Task brief: Count every line in the entries that follow where the word "code" appears, then state only the total.

-- begin Records for the task --

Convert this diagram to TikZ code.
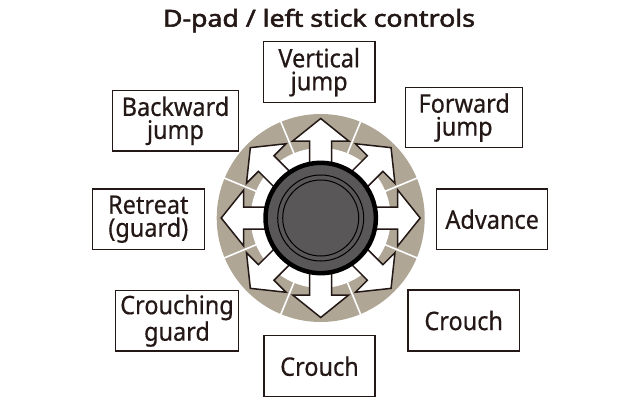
\documentclass[tikz,border=0pt]{standalone}
\usepackage{fontspec}
\setmainfont{Noto Sans}[FakeStretch=0.92, FakeBold=0.5]
\newfontfamily\titlefont{Noto Sans}[FakeStretch=1.14, FakeBold=2.2]
\definecolor{ink}{RGB}{35,24,21}
\definecolor{tan}{RGB}{176,166,150}
\definecolor{knob}{RGB}{89,87,87}
\tikzset{
  lbl/.style={draw=ink, line width=1.3pt, fill=white, text=ink, inner sep=0pt,
    align=center, font=\fontsize{25.5}{23}\selectfont},
  arr/.style={draw=ink, fill=white, line width=1.5pt, line join=miter},
  sep/.style={draw=white, line width=1.6pt},
}
\begin{document}
\begin{tikzpicture}[x=1pt,y=-1pt]
\useasboundingbox (0,0) rectangle (640,404);
\coordinate (c) at (320.7,218);
% title
\node[anchor=base, text=ink, inner sep=0pt, font=\titlefont\fontsize{23.4}{26}\selectfont] (title) at (319,26.7) {D-pad / left stick controls};
% ring
\fill[tan] (c) circle[radius=104];
\fill[white] (c) circle[radius=70];
\foreach \a in {22.5,67.5,...,337.5}
  \draw[sep] ([shift={(\a:69)}]c) -- ([shift={(\a:105)}]c);
% arrows
\foreach \a in {0,45,...,315}
  \draw[arr, shift={(c)}, rotate=\a]
    (48,-11) -- (77,-11) -- (77,-28) -- (99.5,0) -- (77,28) -- (77,11) -- (48,11) -- cycle;
% knob
\draw[fill=knob, draw=black, line width=4.5pt] (c) circle[radius=55.2];
\draw[black, line width=1pt] (c) circle[radius=43];
\draw[black, line width=1pt] (c) circle[radius=38];
% labels
\node[lbl, minimum width=111.7pt, minimum height=61pt] (vjump) at (319.2,72.2) {Vertical\\jump};
\node[lbl, minimum width=126.3pt, minimum height=60.4pt] (bjump) at (175.5,120.8) {Backward\\jump};
\node[lbl, minimum width=117pt, minimum height=60.3pt] (fjump) at (464.2,117.5) {Forward\\jump};
\node[lbl, minimum width=111pt, minimum height=60.4pt] (adv) at (492.2,219.2) {Advance};
\node[lbl, minimum width=112pt, minimum height=60.4pt] (retreat) at (148.3,219.2) {Retreat\\(guard)};
\node[lbl, minimum width=122.7pt, minimum height=60.4pt] (cguard) at (177,320.8) {Crouching\\guard};
\node[lbl, minimum width=111.4pt, minimum height=61.1pt] (crouchr) at (463.7,320.5) {Crouch};
\node[lbl, minimum width=111.1pt, minimum height=61pt] (crouchb) at (319.5,366.2) {Crouch};
\end{tikzpicture}
\end{document}
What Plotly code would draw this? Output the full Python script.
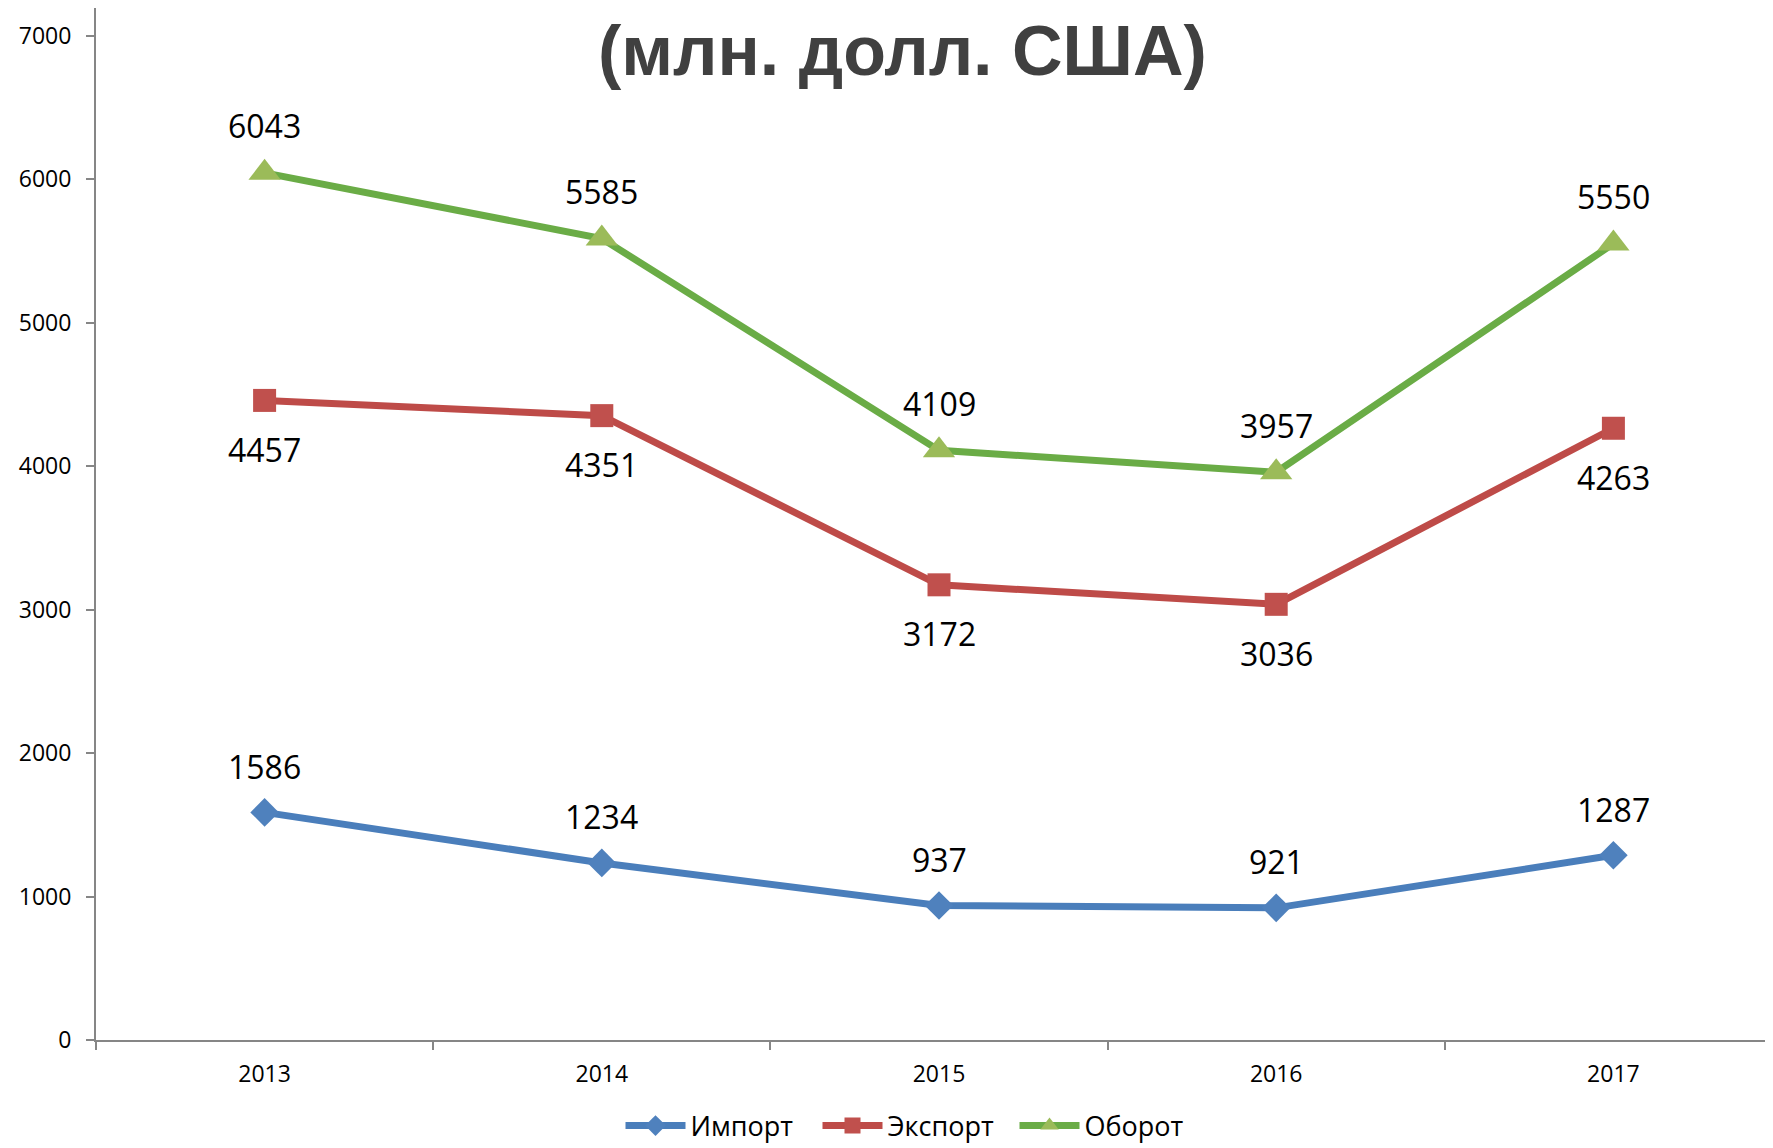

-- end Records for the task --

Output of the task: 2